Горстку кошачьего дерьма, еще довольно свежего, он нашел за порогом ведущей во двор двери. Он взял его пол-ложечки и положил в смеситель с несколькими каплями уксуса и толченой соли. Под столом он обнаружил кусочек сыра величиной с ноготь большого пальца, явно оставшийся от какой-то трапезы Рунеля. Сыр был уже достаточно старый, начал разлагаться и источал пронзительно-острый запах. С крышки бочонка с сардинами, стоявшего в задней части лавки, он соскреб нечто, пахнувшее рыбными потрохами, перемешал это с тухлым яйцом и касторкой, нашатырем, мускатом, жженым рогом и пригоревшей свиной шкваркой. К этому он добавил довольно большое количество цибетина, разбавил эти ужасные приправы спиртом, дал настояться и профильтровал во вторую бутылку. Запах смеси был чудовищен. Она воняла клоакой, разложением, гнилью, а когда взмах веера примешивал к этому испарению чистый воздух, возникало впечатление, что вы стоите в жаркий летний день в Париже на пересечении улиц О-Фер и Ленжери, где сливаются запахи рыбных рядов, Кладбища Невинных и переполненных домов1.

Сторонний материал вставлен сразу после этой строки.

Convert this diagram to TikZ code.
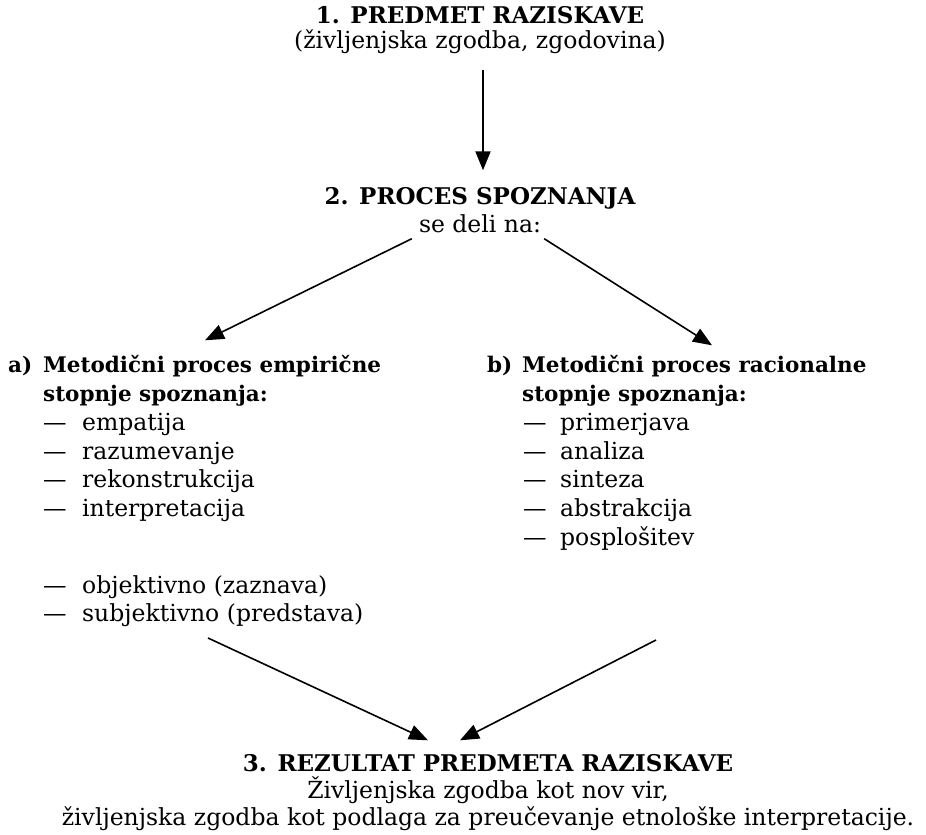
\documentclass[tikz,border=0pt]{standalone}
\usepackage{fontspec}
\setmainfont{DejaVu Serif}
\usetikzlibrary{arrows.meta}

\tikzset{
  naslov/.style={font=\fontsize{23}{28}\selectfont\bfseries, inner sep=0pt, text height=17pt, text depth=6pt},
  opis/.style={font=\fontsize{23.5}{28}\selectfont, inner sep=0pt, text height=17pt, text depth=6pt},
  glava/.style={font=\fontsize{21.5}{28}\selectfont\bfseries, anchor=west, inner sep=0pt, text height=17pt, text depth=6pt},
  alineja/.style={font=\fontsize{23.5}{28}\selectfont, anchor=west, inner sep=0pt, text height=17pt, text depth=6pt},
  puscica/.style={-{Triangle[length=19pt,width=15pt]}, line width=1.6pt},
}

\begin{document}
\begin{tikzpicture}[x=1pt, y=-1pt]
  \useasboundingbox (0,0) rectangle (926,835);
  % 1. predmet raziskave
  \node[naslov] (predmet) at (480,18) {1. PREDMET RAZISKAVE};
  \node[opis] (zgodba) at (480,43) {(življenjska zgodba, zgodovina)};
  % 2. proces spoznanja
  \node[naslov] (proces) at (480,199) {2. PROCES SPOZNANJA};
  \node[opis] (deli) at (480,227) {se deli na:};
  % a) empiricna stopnja
  \node[glava] (glavaA) at (8,367) {\makebox[35pt][l]{a)}Metodični proces empirične};
  \node[glava] (stopnjaA) at (43,396) {stopnje spoznanja:};
  \foreach \i/\beseda in {1/empatija, 2/razumevanje, 3/rekonstrukcija, 4/interpretacija} {
    \pgfmathsetmacro{\ypos}{396 + \i*28.8}
    \node[alineja] (a\i) at (43,\ypos) {\makebox[39pt][l]{—}\beseda};
  }
  \node[alineja] (objektivno) at (43,588) {\makebox[39pt][l]{—}objektivno (zaznava)};
  \node[alineja] (subjektivno) at (43,616) {\makebox[39pt][l]{—}subjektivno (predstava)};
  % b) racionalna stopnja
  \node[glava] (glavaB) at (487,367) {\makebox[35pt][l]{b)}Metodični proces racionalne};
  \node[glava] (stopnjaB) at (522,396) {stopnje spoznanja:};
  \foreach \i/\beseda in {1/primerjava, 2/analiza, 3/sinteza, 4/abstrakcija, 5/posplošitev} {
    \pgfmathsetmacro{\ypos}{396 + \i*28.8}
    \node[alineja] (b\i) at (523,\ypos) {\makebox[37pt][l]{—}\beseda};
  }
  % 3. rezultat
  \node[naslov] (rezultat) at (488,766) {3. REZULTAT PREDMETA RAZISKAVE};
  \node[opis] (vir) at (488,793) {Življenjska zgodba kot nov vir,};
  \node[opis] (podlaga) at (488,820) {življenjska zgodba kot podlaga za preučevanje etnološke interpretacije.};
  \coordinate (izhodA) at (208,638);
  \coordinate (izhodB) at (656,640);
  % puscice
  \draw[puscica, line width=2pt, shorten <=15pt, shorten >=17pt] ([xshift=3pt]zgodba.south) -- ([xshift=3pt]proces.north);
  \draw[puscica] ([xshift=-7pt]deli.south west) -- ([xshift=197pt,yshift=15pt]glavaA.north west);
  \draw[puscica] ([xshift=3pt]deli.south east) -- ([xshift=225pt,yshift=10pt]glavaB.north west);
  \draw[puscica] (izhodA) -- ([xshift=-60pt,yshift=14pt]rezultat.north);
  \draw[puscica] (izhodB) -- ([xshift=-28pt,yshift=14pt]rezultat.north);
\end{tikzpicture}
\end{document}
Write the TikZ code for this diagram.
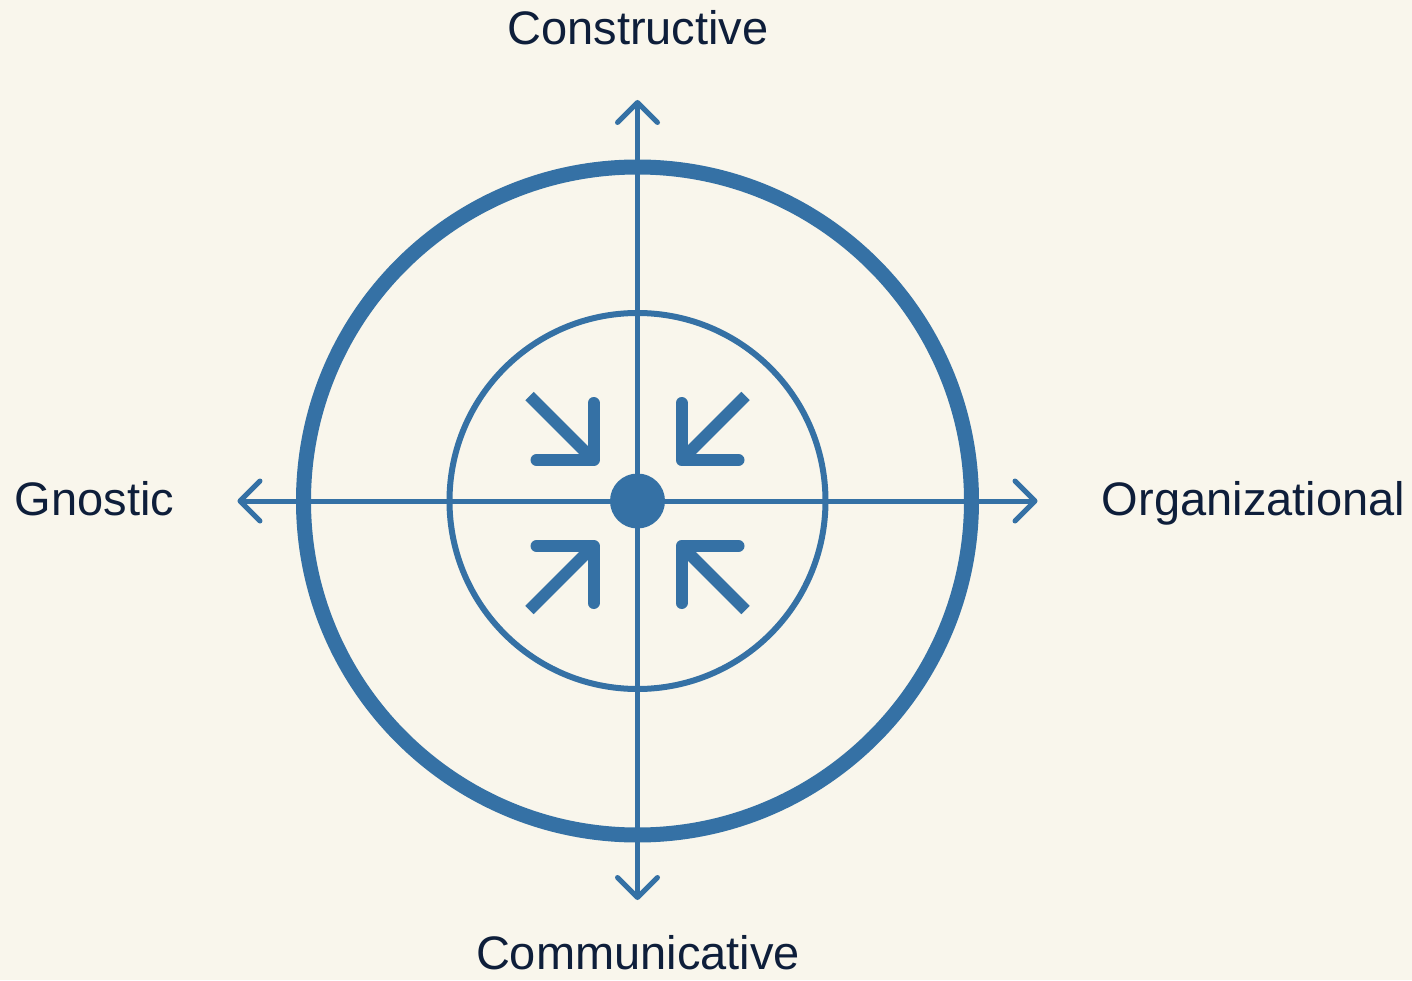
\documentclass[tikz,border=0pt]{standalone}
\usepackage{fontspec}
\setmainfont{Liberation Sans}
\usetikzlibrary{arrows.meta}
\definecolor{CompassBlue}{RGB}{53,113,165}
\definecolor{CompassInk}{RGB}{14,30,58}
\definecolor{CompassPaper}{RGB}{249,246,236}

\begin{document}
\begin{tikzpicture}[x=1pt, y=1pt,
    axis/.style={CompassBlue, line width=5pt,
        {Straight Barb[length=20pt,width=40pt,round]}-{Straight Barb[length=20pt,width=40pt,round]}},
    pointer/.style={CompassBlue, line width=12pt},
    pointerleg/.style={CompassBlue, line width=12pt, line cap=round, line join=round},
    polename/.style={CompassInk, font=\fontsize{47}{51}\selectfont, anchor=base, inner sep=0pt}]
    % Paper
    \fill[CompassPaper] (-637.5,-479) rectangle (774.5,501);
    \useasboundingbox (-637.5,-479) rectangle (774.5,501);

    % Rings
    \draw[CompassBlue, line width=15pt] (0,0) circle (334pt);
    \draw[CompassBlue, line width=6pt] (0,0) circle (188pt);

    % Axes
    \coordinate (north) at (0,401);
    \coordinate (south) at (0,-399);
    \coordinate (west) at (-400,0);
    \coordinate (east) at (400,0);
    \draw[axis] (west) -- (east);
    \draw[axis] (north) -- (south);

    % Centre
    \node[circle, fill=CompassBlue, minimum size=55pt, inner sep=0pt] (core) at (0,0) {};

    % Pointers, upper left
    \draw[pointer] (-108,105) -- (-44,41);
    \draw[pointerleg] (-101,41) -- (-44,41) -- (-44,98);
    % upper right
    \draw[pointer] (108,105) -- (44,41);
    \draw[pointerleg] (101,41) -- (44,41) -- (44,98);
    % lower left
    \draw[pointer] (-108,-109) -- (-44,-45);
    \draw[pointerleg] (-101,-45) -- (-44,-45) -- (-44,-102);
    % lower right
    \draw[pointer] (108,-109) -- (44,-45);
    \draw[pointerleg] (101,-45) -- (44,-45) -- (44,-102);

    % Pole names
    \node[polename] (constructive) at (0.5,456) {Constructive};
    \node[polename] (communicative) at (0.5,-468) {Communicative};
    \node[polename] (gnostic) at (-543,-14) {Gnostic};
    \node[polename] (organizational) at (616,-14) {Organizational};
\end{tikzpicture}
\end{document}
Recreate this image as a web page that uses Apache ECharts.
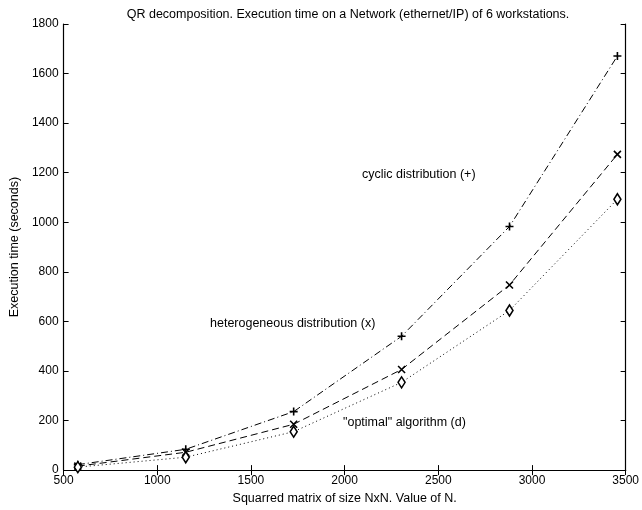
<!DOCTYPE html>
<html>
<head>
<meta charset="utf-8">
<script src="https://cdn.jsdelivr.net/npm/echarts@6/dist/echarts.min.js"></script>
<style>
html,body{margin:0;padding:0;background:#fff;}
#chart{width:642px;height:510px;}
</style>
</head>
<body>
<div id="chart"></div>
<script>
const matrixSizes = [576, 1152, 1728, 2304, 2880, 3456];
const cyclicTimes = [22, 84, 236, 540, 983, 1671];
const heteroTimes = [16, 72, 185, 406, 747, 1274];
const optimalTimes = [12, 52, 155, 354, 644, 1093];

const titleText = 'QR decomposition. Execution time on a Network (ethernet/IP) of 6 workstations.';
const xName = 'Squarred matrix of size NxN. Value of N.';
const yName = 'Execution time (seconds)';
const labelCyclic = 'cyclic distribution (+)';
const labelHetero = 'heterogeneous distribution (x)';
const labelOptimal = '"optimal" algorithm (d)';

const FONT = '"Liberation Sans", Arial, Helvetica, sans-serif';
const TXT = 12.5;

function pairs(xs, ys){ return xs.map((x,i)=>[x, ys[i]]); }

const chart = echarts.init(document.getElementById('chart'), null, {renderer:'canvas'});

const axisCommon = {
  type: 'value',
  axisLine: {show: true, lineStyle: {color: '#000', width: 1.2}},
  axisTick: {show: true, inside: true, length: 5, lineStyle: {color: '#000'}},
  splitLine: {show: false}
};

const plusPath = 'path://M0,5L10,5M5,0L5,10';
const crossPath = 'path://M0,0L10,10M10,0L0,10';
const plainNum = v => String(v);

chart.setOption({
  animation: false,
  backgroundColor: '#fff',
  title: {
    text: titleText,
    left: 343, textAlign: 'center', top: 3,
    textStyle: {fontSize: TXT, fontWeight: 'normal', color: '#000', fontFamily: FONT}
  },
  grid: {left: 59, right: 15, top: 24, bottom: 38, containLabel: false},
  xAxis: [
    Object.assign({}, axisCommon, {
      min: 500, max: 3500, interval: 500, position: 'bottom',
      name: xName, nameLocation: 'middle', nameGap: 20,
      nameTextStyle: {color: '#000', fontSize: TXT, fontFamily: FONT},
      axisLabel: {color: '#000', fontSize: 12, fontFamily: FONT, margin: 5, formatter: plainNum}
    }),
    Object.assign({}, axisCommon, {
      min: 500, max: 3500, interval: 500, position: 'top',
      axisLabel: {show: false}
    })
  ],
  yAxis: [
    Object.assign({}, axisCommon, {
      min: 0, max: 1800, interval: 200, position: 'left',
      name: yName, nameLocation: 'middle', nameGap: 33,
      nameTextStyle: {color: '#000', fontSize: TXT, fontFamily: FONT},
      axisLabel: {color: '#000', fontSize: 12, fontFamily: FONT, margin: 5, formatter: plainNum}
    }),
    Object.assign({}, axisCommon, {
      min: 0, max: 1800, interval: 200, position: 'right',
      axisLabel: {show: false}
    })
  ],
  series: [
    {
      name: 'cyclic', type: 'line', data: pairs(matrixSizes, cyclicTimes),
      symbol: plusPath, symbolSize: 8, showSymbol: true,
      lineStyle: {color: '#000', width: 1, type: [7, 3, 1, 3]},
      itemStyle: {color: 'rgba(0,0,0,0)', borderColor: '#000', borderWidth: 1.6}
    },
    {
      name: 'hetero', type: 'line', data: pairs(matrixSizes, heteroTimes),
      symbol: crossPath, symbolSize: 7, showSymbol: true,
      lineStyle: {color: '#000', width: 1, type: [7, 4]},
      itemStyle: {color: 'rgba(0,0,0,0)', borderColor: '#000', borderWidth: 1.6}
    },
    {
      name: 'optimal', type: 'line', data: pairs(matrixSizes, optimalTimes),
      symbol: 'diamond', symbolSize: [7, 11], showSymbol: true,
      lineStyle: {color: '#000', width: 1, type: [1, 3]},
      itemStyle: {color: '#fff', borderColor: '#000', borderWidth: 1.6}
    }
  ],
  graphic: [
    {type: 'text', left: 362, top: 168, style: {text: labelCyclic, fill: '#000', font: TXT + 'px ' + FONT}},
    {type: 'text', left: 210, top: 317, style: {text: labelHetero, fill: '#000', font: TXT + 'px ' + FONT}},
    {type: 'text', left: 343, top: 416, style: {text: labelOptimal, fill: '#000', font: TXT + 'px ' + FONT}}
  ]
});
</script>
</body>
</html>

"Отвращение" — вот еще одно кодовое слово в описании бытия Гренуя. Он был счастлив только в течение семи лет, проведенных в полном одиночестве на вершине вулкана Плон-дю-Канталь. Докучливые, агрессивные, алчные, тупые, назойливо пахнущие существа остались где-то далеко, вне его восприятия. Одиночество для Гренуя — не просто символ свободы, оно и есть свобода. Которой, не премину заметить, он не сумел воспользоваться.
Семь лет, проведенные в бесконечных грезах, в непрерывных мечтах о собственном величии и великолепии, — в этом смысле Гренуй, который "ушел от людей единственно для собственного удовольствия, лишь для того, чтобы быть близко к самому себе", похож на тех, от кого бежал. А растранжирив свое одиночество, он вернулся к людям, отвращение к которым было одним из самых сильных его чувств. Эксгибиционизм — неотъемлемая часть человеческой природы. Самому заядлому мизантропу требуется хоть какое-то окружение: публика, которой можно демонстрировать свои «достижения». Однако Гренуй был слишком искренним человеконенавистником, чтобы не отшатнуться от толпы, одуревшей от созданного им аромата.
Эта своеобразная разновидность душевной немощи, не позволяющая воспользоваться результатами упорного, неистового труда, роднит маньяка Гренуя с многими историческими и литературными персонажами (особенно, кстати сказать, с Мартином Иденом, которым на последнем отрезке его пути тоже руководило исключительно отвращение).
Смерть Гренуя столь же чудовищна, сколь чудовищна была его жизнь. Но мерзость подробностей удивительно гармонично сочетается с кощунственно прекрасной цитатой. Не следует забывать, что Зюскинд писал в первую очередь для европейского читателя, по большей части имеющего хотя бы минимальный опыт участия в католических церковных обрядах. На последнем выдохе автор недвусмысленно дает понять, что нищие с Кладбища Невинных, сожравшие Гренуя, восприняли свой каннибализм именно как причастие, "впервые совершили нечто из любви".